A força de trabalho ocupada na agricultura crescera de 12,5 milhões em 1972 para 18,2 milhões em 1970, incluindo patrões e seus dependentes. Isso representava mais de 50% da força de trabalho do País. Antes mesmo da divisão do Estado de Mato Grosso, Meireles, que se tornara o maior incentivador da criação de cidades na Amazônia, defendia que arrendatários, meeiros, minifundiários e posseiros do Nordeste e do Sul do País se transferissem para Amazônia.

Ele incentivou a Cotriguaçu a se instalar no Aripuanã. Apoiou também a Colniza e a Indeco. Esta última, pertencente a Ariosto da Riva, obteve o reconhecimento da CPI: o projeto deu certo e superou as próprias metas de assentamento do Incra naquele período.

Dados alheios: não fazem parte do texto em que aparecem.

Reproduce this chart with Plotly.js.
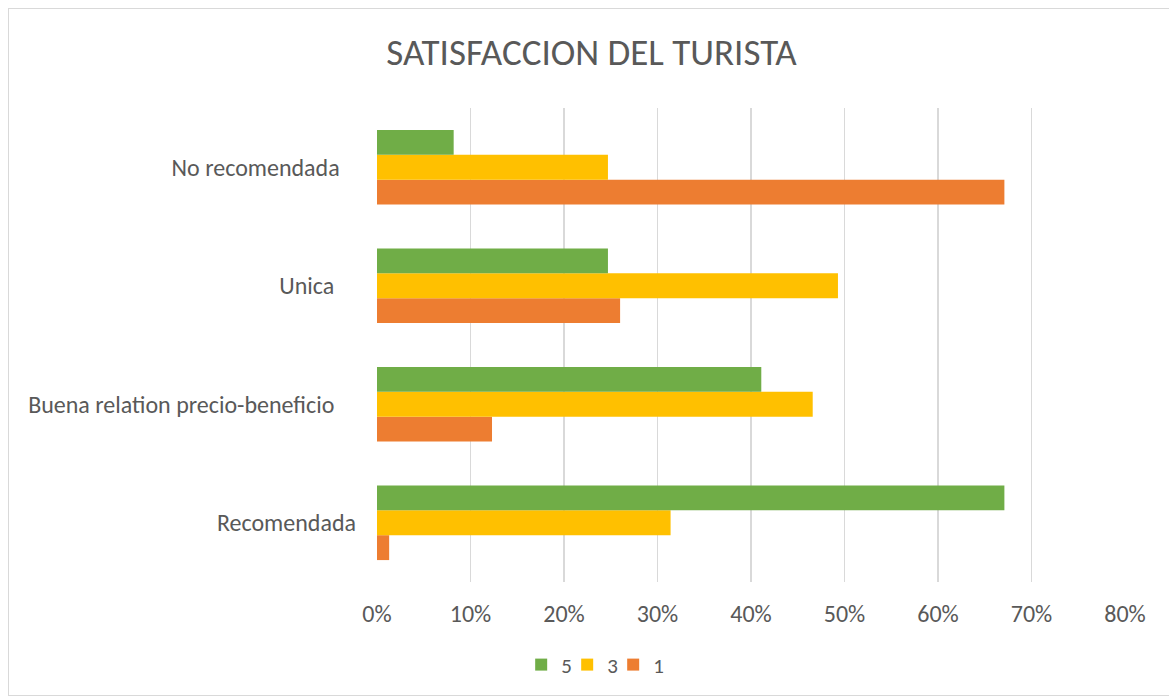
<!DOCTYPE html>
<html>
<head>
<meta charset="utf-8">
<script src="https://cdn.plot.ly/plotly-3.0.1.min.js"></script>
<style>
  html, body { margin: 0; padding: 0; background: #fff; }
  #wrap { position: relative; width: 1169px; height: 699px; overflow: hidden; }
  #frame { position: absolute; left: 8px; top: 8px; width: 1170px; height: 688px; border: 1px solid #D9D9D9; box-sizing: border-box; pointer-events: none; }
  #chart { position: absolute; left: 0; top: 0; width: 1169px; height: 699px; }
</style>
</head>
<body>
<div id="wrap">
  <div id="chart"></div>
  <div id="frame"></div>
</div>
<script>
// Categories (bottom to top)
const categories = [
  "Recomendada",
  "Buena relation precio-beneficio\u00a0\u00a0\u00a0\u00a0",
  "Unica\u00a0\u00a0\u00a0\u00a0",
  "No recomendada\u00a0\u00a0\u00a0"
];
// Series values (fractions)
const serie1 = [0.013, 0.123, 0.260, 0.671];
const serie3 = [0.314, 0.466, 0.493, 0.247];
const serie5 = [0.671, 0.411, 0.247, 0.082];
const seriesNames = ["1", "3", "5"];
const tickVals = [0, 0.1, 0.2, 0.3, 0.4, 0.5, 0.6, 0.7, 0.8];
const tickText = ["0%", "10%", "20%", "30%", "40%", "50%", "60%", "70%", "80%"];

const colors = { "1": "#ED7D31", "3": "#FFC000", "5": "#70AD47" };
const FONT = "Calibri, Carlito, Lato, 'Open Sans', sans-serif";

const data = [
  { type: "bar", orientation: "h", name: seriesNames[0], y: categories, x: serie1, marker: { color: colors["1"] }, hoverinfo: "x+name" },
  { type: "bar", orientation: "h", name: seriesNames[1], y: categories, x: serie3, marker: { color: colors["3"] }, hoverinfo: "x+name" },
  { type: "bar", orientation: "h", name: seriesNames[2], y: categories, x: serie5, marker: { color: colors["5"] }, hoverinfo: "x+name" }
];

const layout = {
  width: 1169, height: 699,
  margin: { l: 377, r: 44, t: 108, b: 117 },
  paper_bgcolor: "rgba(0,0,0,0)",
  plot_bgcolor: "rgba(0,0,0,0)",
  font: { family: FONT, color: "#595959", size: 24 },
  title: { text: "SATISFACCION DEL TURISTA", font: { size: 37, color: "#595959", family: FONT }, x: 0.506, xanchor: "center", xref: "container", y: 0.925, yanchor: "middle" },
  barmode: "group",
  bargap: 0.37,
  bargroupgap: 0,
  xaxis: {
    range: [0, 0.8],
    tickvals: tickVals, ticktext: tickText,
    showgrid: true, gridcolor: "#D9D9D9", gridwidth: 1.5,
    zeroline: false, showline: false,
    ticks: "", ticklen: 0,
    ticklabelstandoff: 15,
    tickfont: { size: 24, color: "#595959" },
    fixedrange: true
  },
  yaxis: {
    type: "category",
    categoryorder: "array", categoryarray: categories,
    showgrid: false, zeroline: false, showline: false,
    ticks: "", ticklen: 0,
    ticklabelstandoff: 20,
    tickfont: { size: 24, color: "#595959" },
    automargin: false,
    fixedrange: true
  },
  showlegend: true,
  legend: {
    orientation: "h", traceorder: "reversed",
    x: 0.285, xanchor: "center", y: -0.175, yanchor: "middle",
    font: { size: 21, color: "#595959" },
    itemwidth: 30,
    entrywidth: 1, entrywidthmode: "pixels"
  }
};

Plotly.newPlot("chart", data, layout, { displayModeBar: false, staticPlot: true }).then(function (gd) {
  // let the last legend label show beyond the narrow entry width
  gd.querySelectorAll(".legend .scrollbox, .legend").forEach(function (el) { el.removeAttribute("clip-path"); });
});
</script>
</body>
</html>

Testas de ferro assumiam o grupamento de lotes nos projetos de licitação. Tantas eram as irregularidades que a Justiça afastou do cargo um juiz e uma escrivã na comarca de Lábrea, no Sudoeste Amazônico. Canutama também acumulava casos de grilagem. Diante da impossibilidade de transporte dos volumosos livros de registro de terras para Brasília, o presidente do Tribunal de Justiça do Estado do Amazonas, desembargador Azarias Menescal de Vasconcelos, sugeriu que um emissário da CPI fosse consultá-los em Manaus. A tarefa coube aos deputados Mário Frota (MDB-AM) e Jorge Arbage (Arena-PA), que para lá viajaram.

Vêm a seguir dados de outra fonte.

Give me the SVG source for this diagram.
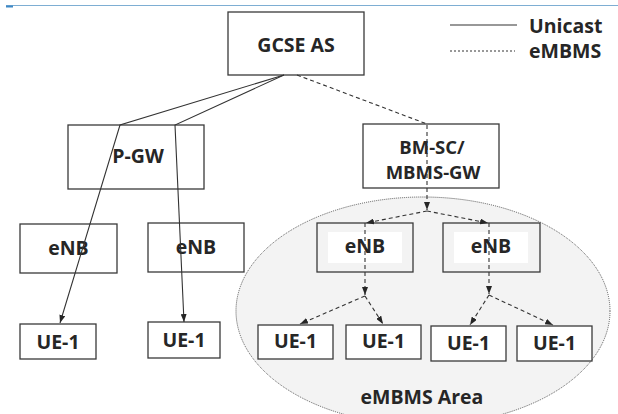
<svg xmlns="http://www.w3.org/2000/svg" width="618" height="414" viewBox="0 0 618 414">
<defs>
<style>
.box{fill:#fff;stroke:#3a3a3a;stroke-width:1.3}
.gbox{fill:#f3f3f3;stroke:#3a3a3a;stroke-width:1.3}
.t{font-family:"Open Sans","Liberation Sans",sans-serif;font-weight:bold;font-size:19.5px;fill:#262626;text-anchor:middle}
.t2{font-size:18.5px}
.lg{font-family:"Open Sans","Liberation Sans",sans-serif;font-weight:bold;font-size:19.5px;fill:#262626}
.uc{fill:none;stroke:#333;stroke-width:1.1}
.mc{fill:none;stroke:#333;stroke-width:1.1;stroke-dasharray:4 3}
</style>
<marker id="ah" viewBox="0 0 8 6" refX="8" refY="3" markerWidth="8" markerHeight="6" markerUnits="userSpaceOnUse" orient="auto">
<path d="M0,0 L8,3 L0,6 Z" fill="#262626"/>
</marker>
</defs>
<rect width="618" height="414" fill="#fff"/>
<line x1="6" y1="5.5" x2="618" y2="5.5" stroke="#7eaed3" stroke-width="1"/>
<line x1="6" y1="6.5" x2="13" y2="6.5" stroke="#3f88c5" stroke-width="2"/>

<g id="legend">
<line x1="450" y1="25" x2="517" y2="25" stroke="#333" stroke-width="1.1"/>
<text class="lg" x="529" y="33">Unicast</text>
<line x1="450" y1="51" x2="515" y2="51" stroke="#333" stroke-width="1" stroke-dasharray="2 2"/>
<text class="lg" x="529" y="58">eMBMS</text>
</g>

<g id="area">
<ellipse cx="423" cy="311" rx="187" ry="114" fill="#f3f3f3" stroke="#555" stroke-width="1" stroke-dasharray="1 1"/>
<text class="t" x="422" y="404">eMBMS Area</text>
</g>

<g id="gcse"><rect class="box" x="228" y="12" width="136" height="63"/><text class="t" x="296" y="52">GCSE AS</text></g>
<g id="pgw"><rect class="box" x="68" y="125" width="136" height="64"/><text class="t" x="138" y="163">P-GW</text></g>
<g id="bmsc"><rect class="box" x="363" y="124" width="136" height="64"/><text class="t t2" x="432" y="154">BM-SC/</text><text class="t t2" x="433" y="179">MBMS-GW</text></g>

<g id="enb1"><rect class="box" x="20" y="224" width="97" height="49"/><text class="t" x="68.5" y="255">eNB</text></g>
<g id="enb2"><rect class="box" x="148" y="223" width="96" height="49"/><text class="t" x="196" y="254">eNB</text></g>
<g id="enb3"><rect class="gbox" x="317" y="223" width="96" height="49"/><rect x="328" y="232" width="74" height="31" fill="#fff"/><text class="t" x="365" y="253">eNB</text></g>
<g id="enb4"><rect class="gbox" x="443" y="223" width="97" height="49"/><rect x="454" y="232" width="74" height="31" fill="#fff"/><text class="t" x="491" y="253">eNB</text></g>

<g id="ue1"><rect class="box" x="20" y="324" width="76" height="35"/><text class="t" x="58" y="349">UE-1</text></g>
<g id="ue2"><rect class="box" x="148" y="322" width="72" height="36"/><text class="t" x="184" y="347">UE-1</text></g>
<g id="ue3"><rect class="box" x="258" y="325" width="75" height="34"/><text class="t" x="295.5" y="348">UE-1</text></g>
<g id="ue4"><rect class="box" x="346" y="325" width="75" height="34"/><text class="t" x="383.5" y="348">UE-1</text></g>
<g id="ue5"><rect class="box" x="431" y="326" width="75" height="35"/><text class="t" x="468.5" y="350">UE-1</text></g>
<g id="ue6"><rect class="box" x="517" y="326" width="75" height="35"/><text class="t" x="554.5" y="350">UE-1</text></g>

<g id="connectors">
<polyline class="uc" points="284,75 120,125 60,323" marker-end="url(#ah)"/>
<polyline class="uc" points="284,75 175,125 184,322" marker-end="url(#ah)"/>
<polyline class="mc" points="297,75 427,124 427,210" marker-end="url(#ah)"/>
<line class="mc" x1="427" y1="211" x2="366" y2="223" marker-end="url(#ah)"/>
<line class="mc" x1="427" y1="211" x2="488" y2="223" marker-end="url(#ah)"/>
<line class="mc" x1="365" y1="223" x2="365" y2="295" marker-end="url(#ah)"/>
<line class="mc" x1="489" y1="223" x2="489" y2="294" marker-end="url(#ah)"/>
<line class="mc" x1="365" y1="296" x2="300" y2="324" marker-end="url(#ah)"/>
<line class="mc" x1="365" y1="296" x2="383" y2="324" marker-end="url(#ah)"/>
<line class="mc" x1="489" y1="295" x2="470" y2="325" marker-end="url(#ah)"/>
<line class="mc" x1="489" y1="295" x2="553" y2="325" marker-end="url(#ah)"/>
</g>
</svg>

Advogados a serviço do Incra permaneciam pouco tempo na região e não chegavam a adquirir experiência na luta contra a grilagem. Assim ocorreu em Humaitá (AM), perto de Porto Velho. Poucos profissionais deixavam a elite técnica do instituto, em Brasília, para ir trabalhar na selva. Os salários não iam além de dois mil cruzeiros mensais.

As grandes desapropriações dependiam dos estudos por parte dos procuradores. A outra parte, a desapropriada, procurava os professores de Direito mais capacitados para advogar contra o Incra. Nesse ritmo, a grilagem sempre prosperava.